WHAT IS EXPECTED >>
Skip the pictures, please, and write out exactly the lines from the opening of the data through the line containing "373, 672, 950]".

DATASET SECTION >>
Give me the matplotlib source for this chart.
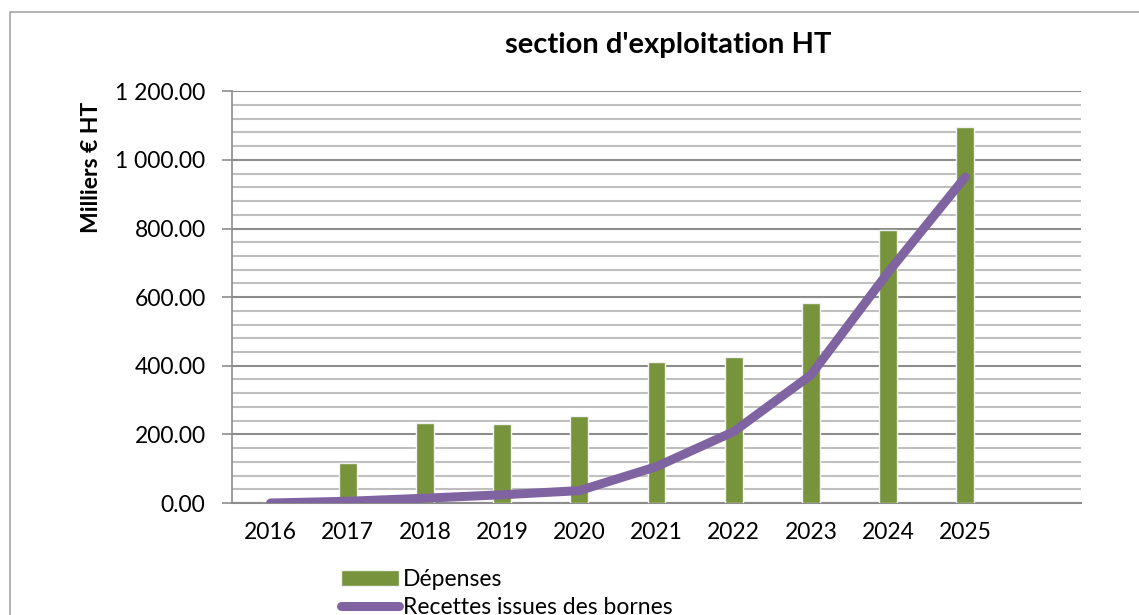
import matplotlib
matplotlib.use("Agg")
import matplotlib.pyplot as plt
from matplotlib.ticker import FuncFormatter, MultipleLocator
from matplotlib.patches import Rectangle

years = ["2016", "2017", "2018", "2019", "2020", "2021", "2022", "2023", "2024", "2025"]
depenses = [0, 118, 232, 231, 254, 410, 425, 584, 797, 1097]
recettes = [0, 5, 14, 24, 36, 106, 208, 373, 672, 950]

title = "section d'exploitation HT"
ylabel = "Milliers € HT"
labels = ["Dépenses", "Recettes issues des bornes"]

GREEN = "#77933C"
PURPLE = "#8064A2"
FONT = "Lato"

fig = plt.figure(figsize=(11.39, 6.15), dpi=100)
fig.patch.set_facecolor("white")
# outer chart frame
fig.patches.append(Rectangle((10 / 1139, -0.1), 1.2, (615 - 12) / 615 + 0.1,
                             transform=fig.transFigure, fill=False,
                             edgecolor="#A6A6A6", linewidth=1.2))

ax = fig.add_axes([232 / 1139, (615 - 503) / 615, (1081 - 232) / 1139, (503 - 91.3) / 615])
x = list(range(len(years)))

bars = ax.bar(x, depenses, width=0.23, color=GREEN, edgecolor="#F2F2F2", linewidth=1.0,
              zorder=3, label=labels[0])
line, = ax.plot(x, recettes, color=PURPLE, linewidth=6.5, solid_capstyle="round",
                solid_joinstyle="round", zorder=4, label=labels[1])

ax.set_xlim(-0.5, 10.5)
ax.set_ylim(0, 1200)
ax.yaxis.set_major_locator(MultipleLocator(200))
ax.yaxis.set_minor_locator(MultipleLocator(40))
ax.grid(which="major", axis="y", color="#8C8C8C", linewidth=1.5, zorder=0)
ax.grid(which="minor", axis="y", color="#BFBFBF", linewidth=1.5, zorder=0)
ax.set_axisbelow(True)

def fmt(v, pos):
    return f"{v:,.2f}".replace(",", " ")
ax.yaxis.set_major_formatter(FuncFormatter(fmt))
ax.set_xticks(x)
ax.set_xticklabels(years, fontsize=16.5, fontfamily=FONT)
for lab in ax.get_yticklabels():
    lab.set_fontsize(16.5)
    lab.set_fontfamily(FONT)
ax.tick_params(axis="x", length=0, pad=14)
ax.tick_params(axis="y", which="major", length=7, width=1.2, color="#8C8C8C", pad=12)
ax.tick_params(axis="y", which="minor", length=0)

for side in ["top", "right"]:
    ax.spines[side].set_visible(False)
ax.spines["left"].set_color("#8C8C8C")
ax.spines["left"].set_linewidth(1.2)
ax.spines["bottom"].set_color("#8C8C8C")
ax.spines["bottom"].set_linewidth(1.5)

fig.text(668 / 1139, (615 - 45) / 615, title, ha="center", va="center",
         fontsize=21, fontweight="bold", fontfamily=FONT)
fig.text(91 / 1139, (615 - 167) / 615, ylabel, ha="center", va="center",
         rotation=90, fontsize=16.5, fontweight="bold", fontfamily=FONT)

leg = fig.legend(handles=[bars, line], labels=labels,
                 loc="upper left", bbox_to_anchor=(341 / 1139, (615 - 569) / 615),
                 frameon=False, prop={"family": FONT, "size": 16.5},
                 handlelength=2.55, handletextpad=0.15, labelspacing=0.3,
                 borderpad=0, borderaxespad=0)

fig.savefig("out.png", dpi=100)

REPLY >>
Give me the matplotlib source for this chart.
import matplotlib
matplotlib.use("Agg")
import matplotlib.pyplot as plt
from matplotlib.ticker import FuncFormatter, MultipleLocator
from matplotlib.patches import Rectangle

years = ["2016", "2017", "2018", "2019", "2020", "2021", "2022", "2023", "2024", "2025"]
depenses = [0, 118, 232, 231, 254, 410, 425, 584, 797, 1097]
recettes = [0, 5, 14, 24, 36, 106, 208, 373, 672, 950]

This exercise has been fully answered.